_What to do:_
Sift the listing for lines that hold the string "chart" and pull them out.

* START Records supplied *

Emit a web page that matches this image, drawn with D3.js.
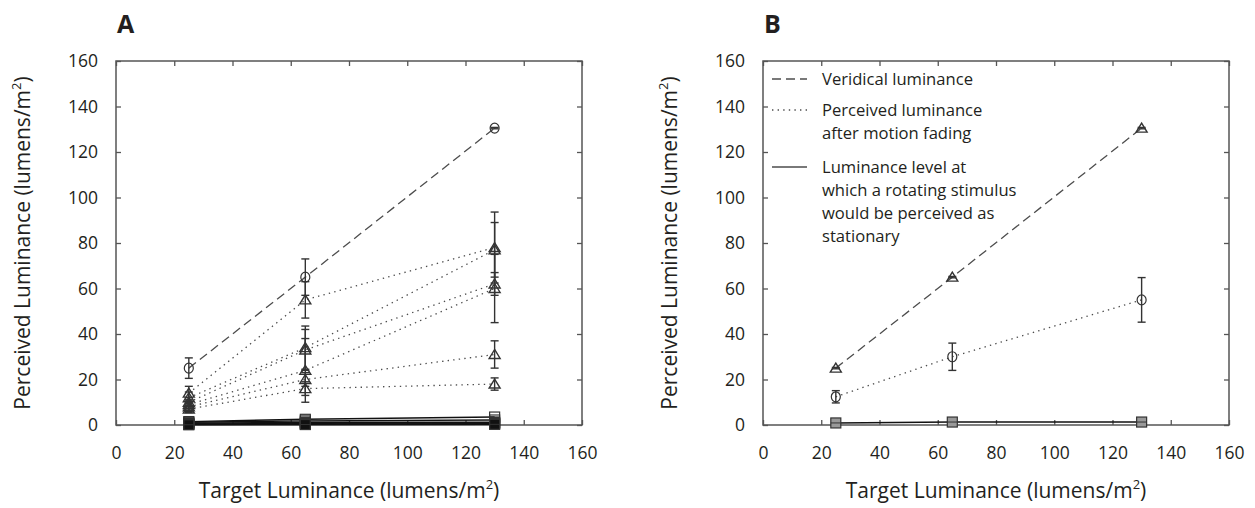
<!DOCTYPE html>
<html><head><meta charset="utf-8">
<script src="https://cdn.jsdelivr.net/npm/d3@7"></script>
<style>
body{margin:0;background:#fff;}
text{font-family:"Open Sans","Noto Sans",sans-serif;fill:#231f20;}
</style></head>
<body>
<svg id="chart" width="1255" height="508"></svg>
<script>
// ---- data ----
const targetLevels = [25, 65, 130];
const xTicks = [0, 20, 40, 60, 80, 100, 120, 140, 160];
const yTicks = [0, 20, 40, 60, 80, 100, 120, 140, 160];

// Panel A
const aVeridical = [25, 65, 130.5];
const aVeridicalErr = [4.5, 8, 0.3];
const aFaded1 = [14, 55, 78];
const aFaded1Err = [3, 8, 15.6];
const aFaded2 = [12, 34, 77];
const aFaded2Err = [2.5, 9.5, 12];
const aFaded3 = [10, 33, 62];
const aFaded3Err = [2, 9, 5];
const aFaded4 = [9, 24, 60];
const aFaded4Err = [2, 14, 15];
const aFaded5 = [8, 20, 31];
const aFaded5Err = [2, 3, 6];
const aFaded6 = [7, 16, 18];
const aFaded6Err = [1.5, 3, 2.7];
const aStat1 = [1.5, 2.5, 3.5];
const aStat2 = [1.2, 1.8, 2.2];
const aStat3 = [0.8, 1.2, 1.2];
const aStat4 = [0.5, 0.7, 0.9];
const aStat5 = [0.3, 0.4, 0.6];
const aStat6 = [0.1, 0.2, 0.3];

// Panel B
const bVeridical = [25, 65, 130.5];
const bVeridicalErr = [0.3, 0.3, 0.3];
const bFaded = [12.4, 30, 55];
const bFadedErr = [2.7, 6, 9.8];
const bStat = [0.9, 1.3, 1.3];
const bStatErr = [0.5, 0.6, 0.5];

const legendItems = [
  {style: "dashed", lines: ["Veridical luminance"]},
  {style: "dotted", lines: ["Perceived luminance", "after motion fading"]},
  {style: "solid", lines: ["Luminance level at", "which a rotating stimulus", "would be perceived as", "stationary"]}
];

// ---- drawing ----
const svg = d3.select("#chart");
const W = 466, H = 364;
const x = d3.scaleLinear().domain([0, 160]).range([0, W]);
const y = d3.scaleLinear().domain([0, 160]).range([H, 0]);
const ink = "#4d4d4d";
const dash = {dashed: "9,5", dotted: "1.4,4.2", solid: null};

function makeSeries(vals, errs, style, marker){
  return {pts: targetLevels.map((t,i)=>({x:t, y:vals[i], e: errs ? errs[i] : 0})), style, marker};
}

function drawPanel(ox, oy, label, series){
  const g = svg.append("g").attr("transform", `translate(${ox},${oy})`);
  g.append("rect").attr("width", W).attr("height", H).attr("fill", "none")
    .attr("stroke", "#555").attr("stroke-width", 1.5);
  const ax = g.append("g").attr("transform", `translate(0,${H})`)
    .call(d3.axisBottom(x).tickValues(xTicks).tickSizeInner(-5).tickSizeOuter(0).tickPadding(22));
  const ay = g.append("g")
    .call(d3.axisLeft(y).tickValues(yTicks).tickSizeInner(-5).tickSizeOuter(0).tickPadding(18));
  const at = g.append("g").call(d3.axisTop(x).tickValues(xTicks).tickSizeInner(-5).tickSizeOuter(0).tickFormat(""));
  const ar = g.append("g").attr("transform", `translate(${W},0)`)
    .call(d3.axisRight(y).tickValues(yTicks).tickSizeInner(-5).tickSizeOuter(0).tickFormat(""));
  [ax, ay, at, ar].forEach(a => {
    a.select(".domain").remove();
    a.selectAll("line").attr("stroke", "#555").attr("stroke-width", 1.3);
    a.selectAll("text").style("font-size", "17.5px").attr("fill", "#231f20")
      .style("font-family", '"Open Sans","Noto Sans",sans-serif');
  });
  svg.append("text").attr("x", ox + 1).attr("y", oy - 28)
    .style("font-size", "25px").style("font-weight", "bold").text(label);
  const xt = svg.append("text").attr("x", ox + W/2).attr("y", oy + H + 73)
    .attr("text-anchor", "middle").style("font-size", "21px");
  xt.append("tspan").text("Target Luminance (lumens/m");
  xt.append("tspan").attr("dy", -9).style("font-size", "13px").text("2");
  xt.append("tspan").attr("dy", 9).text(")");
  const yt = svg.append("text")
    .attr("transform", `translate(${ox - 93},${oy + H/2}) rotate(-90)`)
    .attr("text-anchor", "middle").attr("dy", "0.35em").style("font-size", "21px");
  yt.append("tspan").text("Perceived Luminance (lumens/m");
  yt.append("tspan").attr("dy", -9).style("font-size", "13px").text("2");
  yt.append("tspan").attr("dy", 9).text(")");

  const line = d3.line().x(d => x(d.x)).y(d => y(d.y));
  series.forEach(s => {
    g.append("path").datum(s.pts).attr("d", line).attr("fill", "none")
      .attr("stroke", s.style === "solid" ? "#111" : ink)
      .attr("stroke-width", s.style === "solid" ? 1.4 : 1.3)
      .attr("stroke-dasharray", dash[s.style]);
  });
  series.forEach(s => {
    s.pts.forEach(p => {
      if (p.e > 0){
        const cx = x(p.x), y1 = y(p.y + p.e), y2 = y(p.y - p.e);
        g.append("line").attr("x1", cx).attr("x2", cx).attr("y1", y1).attr("y2", y2)
          .attr("stroke", "#333").attr("stroke-width", 1.4);
        [y1, y2].forEach(yy => g.append("line").attr("x1", cx-4).attr("x2", cx+4)
          .attr("y1", yy).attr("y2", yy).attr("stroke", "#333").attr("stroke-width", 1.4));
      }
      const cx = x(p.x), cy = y(p.y);
      if (s.marker === "circle"){
        g.append("ellipse").attr("cx", cx).attr("cy", cy).attr("rx", 4.5).attr("ry", 5)
          .attr("fill", "none").attr("stroke", "#333").attr("stroke-width", 1.2);
      } else if (s.marker === "triangle"){
        g.append("path").attr("d", `M${cx},${cy-5} L${cx+5.5},${cy+4} L${cx-5.5},${cy+4} Z`)
          .attr("fill", "none").attr("stroke", "#333").attr("stroke-width", 1.4);
      } else if (s.marker === "square"){
        g.append("rect").attr("x", cx-5).attr("y", cy-5).attr("width", 10).attr("height", 10)
          .attr("fill", s.fill || "none").attr("stroke", "#333").attr("stroke-width", 1.2);
        g.append("line").attr("x1", cx-5).attr("x2", cx+5).attr("y1", cy).attr("y2", cy)
          .attr("stroke", "#333").attr("stroke-width", 1);
      }
    });
  });
  return g;
}

drawPanel(116, 61, "A", [
  makeSeries(aVeridical, aVeridicalErr, "dashed", "circle"),
  makeSeries(aFaded1, aFaded1Err, "dotted", "triangle"),
  makeSeries(aFaded2, aFaded2Err, "dotted", "triangle"),
  makeSeries(aFaded3, aFaded3Err, "dotted", "triangle"),
  makeSeries(aFaded4, aFaded4Err, "dotted", "triangle"),
  makeSeries(aFaded5, aFaded5Err, "dotted", "triangle"),
  makeSeries(aFaded6, aFaded6Err, "dotted", "triangle"),
  Object.assign(makeSeries(aStat1, null, "solid", "square"), {fill: "none"}),
  Object.assign(makeSeries(aStat2, null, "solid", "square"), {fill: "none"}),
  Object.assign(makeSeries(aStat3, null, "solid", "square"), {fill: "#111"}),
  Object.assign(makeSeries(aStat4, null, "solid", "square"), {fill: "#111"}),
  Object.assign(makeSeries(aStat5, null, "solid", "square"), {fill: "#111"}),
  Object.assign(makeSeries(aStat6, null, "solid", "square"), {fill: "#111"})
]);

const gB = drawPanel(763, 61, "B", [
  makeSeries(bVeridical, bVeridicalErr, "dashed", "triangle"),
  makeSeries(bFaded, bFadedErr, "dotted", "circle"),
  Object.assign(makeSeries(bStat, bStatErr, "solid", "square"), {fill: "#999"})
]);

// legend
const legendGaps = [8, 11, 0];
let ly = 18;
legendItems.forEach((item, k) => {
  gB.append("line").attr("x1", 9).attr("x2", 44).attr("y1", ly).attr("y2", ly)
    .attr("stroke", ink).attr("stroke-width", 1.3).attr("stroke-dasharray", dash[item.style]);
  item.lines.forEach((t, i) => {
    gB.append("text").attr("x", 59).attr("y", ly + i*23).attr("dy", "0.35em")
      .style("font-size", "16.6px").text(t);
  });
  ly += item.lines.length * 23 + legendGaps[k];
});
</script>
</body></html>
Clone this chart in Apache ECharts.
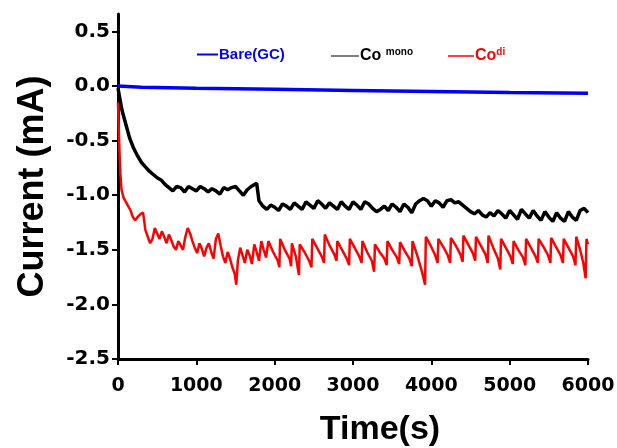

* END Records supplied *

_Right answer:_
<svg id="chart" width="1255" height="508"></svg>
const svg = d3.select("#chart");
Clone this chart in Apache ECharts.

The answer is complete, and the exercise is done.